Beginning Monday, Sept. 23, 2019, a burn permit will be required to start an open air fire within 500 feet of any forest, grassland or woodland. Permits will be issued by phone or through the online system at www.burnsafetn.org if conditions allow. Check local restrictions in your area prior to conducting any burning activity.
For information on what materials may NOT be burned in Tennessee, please visit Tennessee Department of Environment and Conservation’s Open Burning Guidelines. To report illegal burning, please call toll-free 1-888-891-TDEC
Tennessee has many types of forests and open areas, from the dense eastern mountain laurel thickets to the remote western cypress swamps. Between these are upland hardwood forests, pine stands, cedar glades, cove hardwoods, bottomland hardwoods and various types of open, brushy and forested land. Their unique characteristics and the variations in topography and weather, make wildland fire suppression in Tennessee quite challenging.

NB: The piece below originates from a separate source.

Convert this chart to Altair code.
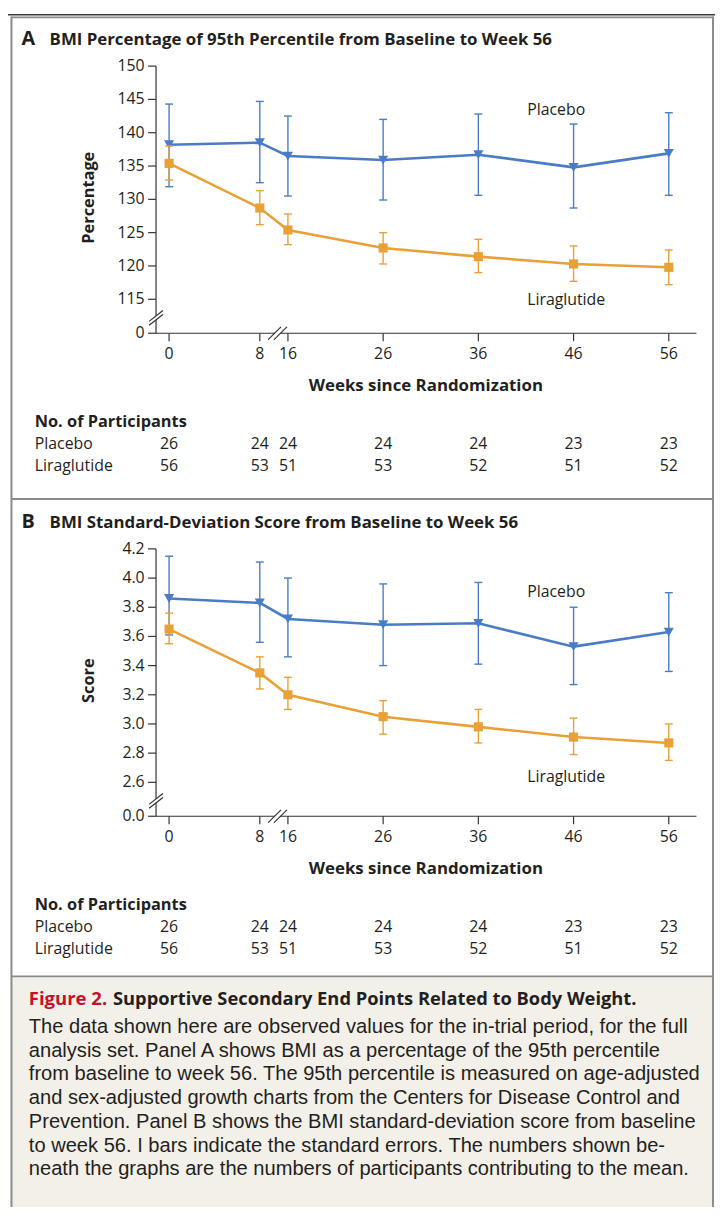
import altair as alt
import pandas as pd

FONT = "Open Sans"
CAPTION_FONT = "Liberation Sans"
INK = "#231f20"
BLUE = "#4a7cc6"
ORANGE = "#e9a036"
BORDER = "#8a8a8a"

# ---------------- data ----------------
weeks = [0, 8, 16, 26, 36, 46, 56]
week_labels = ["0", "8", "16", "26", "36", "46", "56"]

a_placebo_mean = [138.2, 138.5, 136.5, 135.9, 136.7, 134.8, 136.9]
a_placebo_lo = [131.9, 132.5, 130.5, 129.9, 130.6, 128.7, 130.6]
a_placebo_hi = [144.3, 144.7, 142.5, 142.0, 142.8, 141.3, 143.0]
a_lira_mean = [135.4, 128.7, 125.4, 122.7, 121.4, 120.3, 119.8]
a_lira_lo = [132.9, 126.2, 123.2, 120.3, 119.0, 117.7, 117.2]
a_lira_hi = [138.0, 131.3, 127.8, 125.0, 124.0, 123.0, 122.4]

b_placebo_mean = [3.86, 3.83, 3.72, 3.68, 3.69, 3.53, 3.63]
b_placebo_lo = [3.61, 3.56, 3.46, 3.40, 3.41, 3.27, 3.36]
b_placebo_hi = [4.15, 4.11, 4.00, 3.96, 3.97, 3.80, 3.90]
b_lira_mean = [3.65, 3.35, 3.20, 3.05, 2.98, 2.91, 2.87]
b_lira_lo = [3.55, 3.24, 3.10, 2.93, 2.87, 2.79, 2.75]
b_lira_hi = [3.76, 3.46, 3.32, 3.16, 3.10, 3.04, 3.00]

n_placebo = [26, 24, 24, 24, 24, 23, 23]
n_lira = [56, 53, 51, 53, 52, 51, 52]

a_yticks = [0, 115, 120, 125, 130, 135, 140, 145, 150]
a_ytick_labels = ["0", "115", "120", "125", "130", "135", "140", "145", "150"]
b_yticks = [0.0, 2.6, 2.8, 3.0, 3.2, 3.4, 3.6, 3.8, 4.0, 4.2]
b_ytick_labels = ["0.0", "2.6", "2.8", "3.0", "3.2", "3.4", "3.6", "3.8", "4.0", "4.2"]

title_a = "BMI Percentage of 95th Percentile from Baseline to Week 56"
title_b = "BMI Standard-Deviation Score from Baseline to Week 56"
caption_head = "Figure 2."
caption_title = "Supportive Secondary End Points Related to Body Weight."
caption_lines = [
    "The data shown here are observed values for the in-trial period, for the full",
    "analysis set. Panel A shows BMI as a percentage of the 95th percentile",
    "from baseline to week 56. The 95th percentile is measured on age-adjusted",
    "and sex-adjusted growth charts from the Centers for Disease Control and",
    "Prevention. Panel B shows the BMI standard-deviation score from baseline",
    "to week 56. I bars indicate the standard errors. The numbers shown be-",
    "neath the graphs are the numbers of participants contributing to the mean.",
]

# ---------------- scales (broken axes as piecewise scales) ----------------
X = alt.Scale(domain=[-1.15, 8, 16, 58.91], range=[149.5, 254.3, 282.7, 695.3], nice=False, zero=False)
YA = alt.Scale(domain=[0, 115, 150], range=[322.5, 288.2, 52.7], nice=False, zero=False)
YB = alt.Scale(domain=[0, 2.6, 4.2], range=[810.3, 776.0, 540.3], nice=False, zero=False)

dummy = pd.DataFrame({"d": [0]})


def seg(x, y, x2, y2, color="#333333", w=1.2):
    return alt.Chart(dummy).mark_rule(color=color, strokeWidth=w).encode(
        x=alt.value(x), y=alt.value(y), x2=alt.value(x2), y2=alt.value(y2))


def box(x, y, x2, y2, fill):
    return alt.Chart(dummy).mark_rect(fill=fill).encode(
        x=alt.value(x), y=alt.value(y), x2=alt.value(x2), y2=alt.value(y2))


def label(text, x, y, size=16, weight="normal", align="left", baseline="middle",
          color=INK, angle=None, line_height=None, font=FONT):
    kw = dict(fontSize=size, fontWeight=weight, align=align, baseline=baseline,
              color=color, font=font)
    if angle is not None:
        kw["angle"] = angle
    if line_height is not None:
        kw["lineHeight"] = line_height
    return alt.Chart(dummy).mark_text(**kw).encode(
        x=alt.value(x), y=alt.value(y), text=alt.value(text))


def series(mean, lo, hi, yscale, color, shape, size):
    df = pd.DataFrame({"week": weeks, "mean": mean, "lo": lo, "hi": hi})
    base = alt.Chart(df)
    xq = alt.X("week:Q", scale=X, axis=None)
    bars = base.mark_rule(color=color, strokeWidth=1.4).encode(
        x=xq, y=alt.Y("lo:Q", scale=yscale, axis=None), y2="hi:Q")
    cap_hi = base.mark_rule(color=color, strokeWidth=1.4, xOffset=-4, x2Offset=4).encode(
        x=xq, x2="week:Q", y=alt.Y("hi:Q", scale=yscale, axis=None))
    cap_lo = base.mark_rule(color=color, strokeWidth=1.4, xOffset=-4, x2Offset=4).encode(
        x=xq, x2="week:Q", y=alt.Y("lo:Q", scale=yscale, axis=None))
    line = base.mark_line(color=color, strokeWidth=2.6).encode(
        x=xq, y=alt.Y("mean:Q", scale=yscale, axis=None))
    pts = base.mark_point(shape=shape, filled=True, size=size, color=color, opacity=1).encode(
        x=xq, y=alt.Y("mean:Q", scale=yscale, axis=None))
    return [bars, cap_hi, cap_lo, line, pts]


def panel(letter, title, ytitle, yticks, yticklabels, yscale, y_axis_top, x_axis_y,
          title_base, series_layers, lbl_placebo_y, lbl_lira_y):
    L = []
    L.append(label(letter, 13.7, title_base, size=20, weight="bold", baseline="alphabetic"))
    L.append(label(title, 42, title_base, size=17, weight="bold", baseline="alphabetic"))
    # y axis
    L.append(seg(149.5, y_axis_top, 149.5, x_axis_y))
    ydf = pd.DataFrame({"v": yticks, "lbl": yticklabels})
    L.append(alt.Chart(ydf).mark_rule(color="#333333", strokeWidth=1.2).encode(
        y=alt.Y("v:Q", scale=yscale, axis=None), x=alt.value(141.5), x2=alt.value(149.5)))
    L.append(alt.Chart(ydf).mark_text(fontSize=16, font=FONT, color=INK, align="right",
                                      baseline="middle").encode(
        y=alt.Y("v:Q", scale=yscale, axis=None), x=alt.value(138), text="lbl:N"))
    L.append(label(ytitle, 82, (y_axis_top + x_axis_y) / 2 - 2, size=16.5, weight="bold",
                   align="center", angle=270))
    # x axis
    L.append(seg(149.5, x_axis_y, 695.3, x_axis_y))
    xdf = pd.DataFrame({"week": weeks, "lbl": week_labels, "np": n_placebo, "nl": n_lira})
    xq = alt.X("week:Q", scale=X, axis=None)
    L.append(alt.Chart(xdf).mark_rule(color="#333333", strokeWidth=1.2).encode(
        x=xq, y=alt.value(x_axis_y), y2=alt.value(x_axis_y + 8)))
    L.append(alt.Chart(xdf).mark_text(fontSize=16, font=FONT, color=INK, align="center",
                                      baseline="middle").encode(
        x=xq, y=alt.value(x_axis_y + 21.2), text="lbl:N"))
    L.append(label("Weeks since Randomization", 422, x_axis_y + 53.5, size=17,
                   weight="bold", align="center"))
    # breaks on y axis
    by = x_axis_y - 18
    L.append(seg(142.5, by + 8, 156.5, by - 3, color="white", w=3.5))
    L.append(seg(142.5, by + 6, 156.5, by - 5, color="#333333", w=1.2))
    L.append(seg(142.5, by + 10, 156.5, by - 1, color="#333333", w=1.2))
    # breaks on x axis
    L.append(seg(265.7, x_axis_y + 6.5, 278.7, x_axis_y - 6.5, color="white", w=4))
    L.append(seg(262.7, x_axis_y + 6.5, 275.7, x_axis_y - 6.5, color="#333333", w=1.2))
    L.append(seg(268.7, x_axis_y + 6.5, 281.7, x_axis_y - 6.5, color="#333333", w=1.2))
    # data
    L.extend(series_layers)
    L.append(label("Placebo", 524.3, lbl_placebo_y, size=16))
    L.append(label("Liraglutide", 524.3, lbl_lira_y, size=16))
    # participants table
    L.append(label("No. of Participants", 27, x_axis_y + 89.5, size=16.5, weight="bold"))
    L.append(label("Placebo", 27, x_axis_y + 111.5, size=16))
    L.append(label("Liraglutide", 27, x_axis_y + 134.5, size=16))
    L.append(alt.Chart(xdf).mark_text(fontSize=16, font=FONT, color=INK, align="center",
                                      baseline="middle").encode(
        x=xq, y=alt.value(x_axis_y + 111.5), text="np:Q"))
    L.append(alt.Chart(xdf).mark_text(fontSize=16, font=FONT, color=INK, align="center",
                                      baseline="middle").encode(
        x=xq, y=alt.value(x_axis_y + 134.5), text="nl:Q"))
    return L


layers = []
# frame and caption background
layers.append(box(3.5, 972, 712, 1205, "#f3f0e9"))
layers.append(seg(0, 0.75, 714, 0.75, color="#3a3a3a", w=1.5))
layers.append(seg(3.5, 3.5, 712, 3.5, color=BORDER, w=2))
layers.append(seg(3.5, 490, 712, 490, color=BORDER, w=2))
layers.append(seg(3.5, 972, 712, 972, color=BORDER, w=2))
layers.append(seg(3.5, 2.5, 3.5, 1205, color=BORDER, w=2))
layers.append(seg(712, 2.5, 712, 1205, color=BORDER, w=2))

ser_a = (series(a_placebo_mean, a_placebo_lo, a_placebo_hi, YA, BLUE, "triangle-down", 105)
         + series(a_lira_mean, a_lira_lo, a_lira_hi, YA, ORANGE, "square", 85))
ser_b = (series(b_placebo_mean, b_placebo_lo, b_placebo_hi, YB, BLUE, "triangle-down", 105)
         + series(b_lira_mean, b_lira_lo, b_lira_hi, YB, ORANGE, "square", 85))

layers += panel("A", title_a, "Percentage", a_yticks, a_ytick_labels, YA, 52.7, 322.5, 31.3,
                ser_a, 97, 288.7)
layers += panel("B", title_b, "Score", b_yticks, b_ytick_labels, YB, 540.3, 810.3, 519,
                ser_b, 584.3, 770.3)

# caption
layers.append(label(caption_head, 21, 1001, size=18.7, weight="bold", color="#c8102e",
                    baseline="alphabetic"))
layers.append(label(caption_title, 106, 1001, size=18.5, weight="bold", baseline="alphabetic"))
layers.append(label(caption_lines, 21, 1029, size=20.3, baseline="alphabetic", line_height=24,
                    font=CAPTION_FONT))

chart = alt.layer(*layers).properties(
    width=714, height=1205, padding=0, autosize=alt.AutoSizeParams(type="none"),
    background="white",
).resolve_scale(x="independent", y="independent").configure_view(stroke=None)

chart.save("out.html", embed_options={"renderer": "svg", "actions": False})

Fire threatens the sustainability of Tennessee’s forests. The Division of Forestry protects this resource with personnel and equipment. Employees are involved in fire readiness, wildfire suppression, training volunteer fire fighters, fire investigation and prosecution of arsonists.
Wildland fires in Tennessee are suppressed by mechanical and manual means. Forest fires in mountainous terrain are often fought by crews using hand tools. On rolling and flat terrain, bulldozers are used to attack wildfires by making fire lines. In either situation, a firebreak is cleared two to ten feet in width down to mineral soil. Sometimes fire is set along the firebreak to widen it and burn out fuels ahead of the wildfire. Wherever fires are accessible by roads or fields, water is sprayed on fires from small pumper units carried on pickup trucks.
Division employees work in tandem with the state’s Volunteer Fire Departments and Rescue Squads to protect forest resources as well as the homes and other structures in the path of wildfire. When houses are built in the woods, a situation called wildland/urban interface is created. There are steps homeowners can take to help make their houses safe from wildfire. The National Wildland/Urban Interface Fire Protection Program web site provides information on protecting your home from wildfire.
Tennessee typically has a spring and fall fire season. The spring fire season, prompted by warming weather, begins about Feb. 15 and ends near May 15, when the forest has usually “greened up” enough to prevent the rapid spread of forest fires. Fall fire season begins around Oct. 15, when the leaves begin to fall and usually ends Dec. 15 due to shorter, cooler, wetter days. Because of the variations in weather, wildland fires can occur any time during the year. It is important to note that a burning permit is required for outdoor burning during the period between Oct. 15th and May 15.